Afterpay and Zip have achieved high customer penetration in a relatively short period of time, with more than 10 per cent of Australians estimated to be using their services.

Growing concern

Afterpay now has about 2.5 million customers and about 15,000 retailers on its books in Australia and New Zealand, while Zip has about 1.5 million local customers and more than 10,000 retailers.

Based on recent trading updates, Afterpay and Zip are on track to generate about $4 billion of gross transaction value in fiscal 2019.

Consumer advocates and regulators are becoming increasingly concerned about the growing popularity of new short-term credit services amid soaring consumer debt.

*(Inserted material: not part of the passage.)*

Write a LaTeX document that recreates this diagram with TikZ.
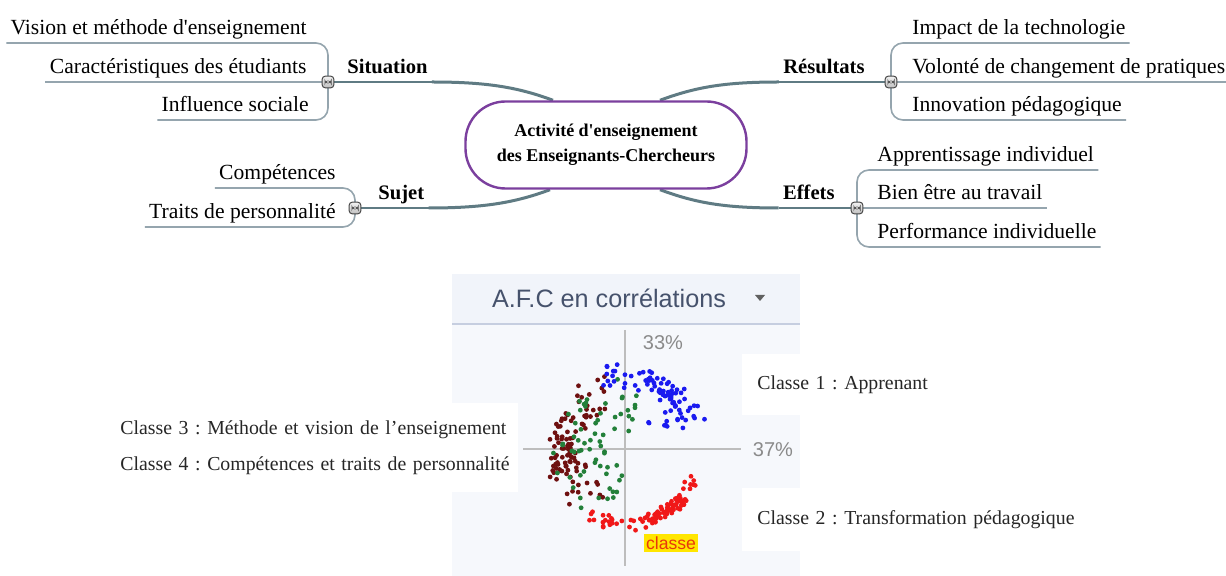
\documentclass[tikz,border=0pt]{standalone}
\usepackage{fontspec}
\setmainfont{Liberation Serif}
\newfontfamily\sansf{Liberation Sans}
\usetikzlibrary{calc}
\pgfdeclarelayer{bg}
\pgfdeclarelayer{back}
\pgfsetlayers{back,bg,main}
\definecolor{branchc}{HTML}{5F7B83}
\definecolor{kidc}{HTML}{95A5AE}
\definecolor{centc}{HTML}{7B3F9E}
\definecolor{panelbg}{HTML}{F6F8FC}
\definecolor{headbg}{HTML}{F1F4FA}
\definecolor{sepc}{HTML}{C6CEE0}
\definecolor{hdc}{HTML}{46526C}
\definecolor{axisc}{HTML}{BDBDBD}
\definecolor{pctc}{HTML}{8A8A8A}
\definecolor{dblue}{HTML}{1A1AF0}
\definecolor{dred}{HTML}{F01818}
\definecolor{dgreen}{HTML}{23803A}
\definecolor{dmaroon}{HTML}{6E1010}
\definecolor{hiy}{HTML}{FFE600}
\definecolor{clsred}{HTML}{E8380C}
\frenchspacing
\tikzset{
  kid/.style={font=\fontsize{10.8pt}{13pt}\selectfont, inner xsep=2pt, inner ysep=0pt, text height=7.5pt, text depth=4pt},
  topic/.style={kid, font=\fontsize{10.3pt}{13pt}\selectfont\bfseries},
  kidline/.style={draw=kidc, line width=0.8pt, rounded corners=6pt},
  branchthick/.style={draw=branchc, line width=1.5pt},
  branchthin/.style={draw=branchc, line width=0.9pt},
  btn/.style={draw=gray!55!black, line width=0.5pt, rounded corners=1.5pt, minimum size=5.8pt, inner sep=0pt,
    top color=gray!10, bottom color=gray!50,
    path picture={\filldraw[fill=gray!8, draw=gray!55!black, line width=0.3pt]
      ([xshift=-1.6pt,yshift=-0.55pt]path picture bounding box.center) rectangle
      ([xshift=1.6pt,yshift=0.55pt]path picture bounding box.center);}},
  cent/.style={draw=centc, line width=1.2pt, fill=white, rounded corners=20pt, minimum width=140.5pt,
    minimum height=43.5pt, align=center, font=\fontsize{9pt}{12.5pt}\selectfont\bfseries},
  pct/.style={font=\sansf\fontsize{10pt}{12pt}\selectfont, text=pctc, inner sep=1pt},
  clsbox/.style={fill=white, anchor=north west, align=left, inner ysep=0pt,
    font=\fontsize{9.9pt}{18pt}\selectfont\frenchspacing, text=black!85},
  dot/.style={radius=1.2pt}
}
\begin{document}
\begin{tikzpicture}[x=0.5pt,y=-0.5pt]
\useasboundingbox (0,0) rectangle (1226,576);
\begin{pgfonlayer}{back}
\fill[white] (0,0) rectangle (1226,576);
\end{pgfonlayer}

% ---------- mind map ----------
\node[cent] (cen) at (606,145) {Activité d\textquotesingle enseignement\\des Enseignants-Chercheurs};

% topics
\node[topic, anchor=south west] (sit) at (343,82) {Situation};
\node[topic, anchor=south east] (res) at (869,82) {Résultats};
\node[topic, anchor=south west] (suj) at (374,208) {Sujet};
\node[topic, anchor=south east] (eff) at (839,208) {Effets};

% buttons
\node[btn] (sitb) at (328,82) {};
\node[btn] (resb) at (891,82) {};
\node[btn] (sujb) at (355,208) {};
\node[btn] (effb) at (857,208) {};

% children
\node[kid, anchor=south east] (s1) at (311,43) {Vision et méthode d\textquotesingle enseignement};
\node[kid, anchor=south east] (s2) at (311,82) {Caractéristiques des étudiants};
\node[kid, anchor=south east] (s3) at (313,120) {Influence sociale};

\node[kid, anchor=south west] (r1) at (908,43) {Impact de la technologie};
\node[kid, anchor=south west] (r2) at (908,82) {Volonté de changement de pratiques};
\node[kid, anchor=south west] (r3) at (908,120) {Innovation pédagogique};

\node[kid, anchor=south east] (u1) at (340,188) {Compétences};
\node[kid, anchor=south east] (u2) at (340,227) {Traits de personnalité};

\node[kid, anchor=south west] (e1) at (873,170) {Apprentissage individuel};
\node[kid, anchor=south west] (e2) at (873,208) {Bien être au travail};
\node[kid, anchor=south west] (e3) at (873,247) {Performance individuelle};

\begin{pgfonlayer}{bg}
  % branches
  \draw[branchthick] ($(cen.north)+(-53,0)$) .. controls +(-35,-13) and +(55,0) .. (sit.south east);
  \draw[branchthin] (sit.south east) -- (sitb.center);
  \draw[branchthick] ($(cen.north)+(54,0)$) .. controls +(35,-13) and +(-55,0) .. (res.south west);
  \draw[branchthin] (res.south west) -- (resb.center);
  \draw[branchthick] ($(cen.south)+(-56,0)$) .. controls +(-35,13) and +(55,0) .. (suj.south east);
  \draw[branchthin] (suj.south east) -- (sujb.center);
  \draw[branchthick] ($(cen.south)+(54,0)$) .. controls +(35,13) and +(-55,0) .. (eff.south west);
  \draw[branchthin] (eff.south west) -- (effb.center);
  % child lines
  \draw[kidline] (sitb.center) |- (s1.south west);
  \draw[kidline] (sitb.center) -- (s2.south west);
  \draw[kidline] (sitb.center) |- (s3.south west);
  \draw[kidline] (resb.center) |- (r1.south east);
  \draw[kidline] (resb.center) -- (r2.south east);
  \draw[kidline] (resb.center) |- (r3.south east);
  \draw[kidline] (sujb.center) |- (u1.south west);
  \draw[kidline] (sujb.center) |- (u2.south west);
  \draw[kidline] (effb.center) |- (e1.south east);
  \draw[kidline] (effb.center) -- (e2.south east);
  \draw[kidline] (effb.center) |- (e3.south east);
\end{pgfonlayer}

% ---------- AFC panel ----------
\fill[panelbg] (452,274) rectangle (800,576);
\fill[headbg] (452,274) rectangle (800,324);
\draw[sepc, line width=0.8pt] (452,324) -- (800,324);
\node[font=\sansf\fontsize{12.6pt}{14pt}\selectfont, text=hdc] (hdr) at (609,298) {A.F.C en corrélations};
\fill[gray!75!black] (755,295) -- (765,295) -- (760,301) -- cycle;

\coordinate (org) at (625,449);
\draw[axisc, line width=0.6pt] (625,330) -- (625,566);
\draw[axisc, line width=0.6pt] (523,449) -- (741,449);
\node[pct] (p33) at (663,343) {33\%};
\node[pct] (p37) at (773,450) {37\%};

\pgfmathsetseed{11}
% maroon
\foreach \i in {1,...,60}{
  \pgfmathsetmacro\a{105+145*rnd}\pgfmathsetmacro\r{42+40*rnd}
  \fill[dmaroon] ({625+\r*cos(\a)},{449-\r*sin(\a)}) circle[dot];}
\foreach \i in {1,...,40}{
  \pgfmathsetmacro\a{160+45*rnd}\pgfmathsetmacro\r{52+24*rnd}
  \fill[dmaroon] ({625+\r*cos(\a)},{449-\r*sin(\a)}) circle[dot];}
% green
\foreach \i in {1,...,65}{
  \pgfmathsetmacro\a{75+190*rnd}\pgfmathsetmacro\r{18+58*rnd}
  \fill[dgreen] ({625+\r*cos(\a)},{449-\r*sin(\a)}) circle[dot];}
% blue
\foreach \i in {1,...,50}{
  \pgfmathsetmacro\a{20+90*rnd}\pgfmathsetmacro\r{60+25*rnd}
  \fill[dblue] ({625+\r*cos(\a)},{449-\r*sin(\a)}) circle[dot];}
\foreach \i in {1,...,30}{
  \pgfmathsetmacro\a{40+25*rnd}\pgfmathsetmacro\r{66+14*rnd}
  \fill[dblue] ({625+\r*cos(\a)},{449-\r*sin(\a)}) circle[dot];}
\foreach \i in {1,...,8}{
  \pgfmathsetmacro\a{15+60*rnd}\pgfmathsetmacro\r{35+25*rnd}
  \fill[dblue] ({625+\r*cos(\a)},{449-\r*sin(\a)}) circle[dot];}
% red
\foreach \i in {1,...,55}{
  \pgfmathsetmacro\a{-120+100*rnd}\pgfmathsetmacro\r{68+14*rnd}
  \fill[dred] ({625+\r*cos(\a)},{449-\r*sin(\a)}) circle[dot];}
\foreach \i in {1,...,35}{
  \pgfmathsetmacro\a{-72+32*rnd}\pgfmathsetmacro\r{70+10*rnd}
  \fill[dred] ({625+\r*cos(\a)},{449-\r*sin(\a)}) circle[dot];}

\node[fill=hiy, text=clsred, font=\sansf\fontsize{8.8pt}{10pt}\selectfont, inner xsep=1pt, inner ysep=1.5pt] (cls) at (671,543) {classe};

% class boxes
\node[clsbox, text width=84pt, inner xsep=7.5pt, minimum height=30.5pt] (c1) at (742,354) {\mbox{Classe 1 : Apprenant}};
\node[clsbox, text width=159pt, inner xsep=7.5pt, minimum height=31.5pt] (c2) at (742,488) {\mbox{Classe 2 : Transformation pédagogique}};
\node[clsbox, text width=192.5pt, inner xsep=6.5pt, minimum height=44.5pt] (c34) at (107,403) {\mbox{Classe 3 : Méthode et vision de l’enseignement}\\\mbox{Classe 4 : Compétences et traits de personnalité}};
\end{tikzpicture}
\end{document}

Sources claimed last week that even payday lenders had started knocking back loan applications from long-term customers “up to their necks” in short-term debt.

However, “buy now, pay later” players dodged a bullet this month when a report from the Australian Securities and Investments Commission said the National Credit Code would not be extended to the sector.

Afterpay says it promotes responsible spending and offers customers a fundamentally different proposition to traditional credit products.

Customers pay for goods in four instalments and are not charged interest, but the company charges retailers a transaction fee (equivalent to about 4 per cent to 6 per cent of transactions) and customers who are behind on their payments also pay steep late fees.

UBS said “buy now, pay later” schemes were margin dilutive for retailers but helped boost comparable store sales.

The UBS report is likely to add to investor concern about the outlook for listed retailers in 2019 as house prices fall and consumers are no longer prepared to dip into their savings to fund discretionary spending.

The consumer discretionary index has fallen 14 per cent this quarter, dragged down by the likes of Lovisa, Premier Investments, JB Hi-Fi, Super Retail Group, Harvey Norman and Kogan.com.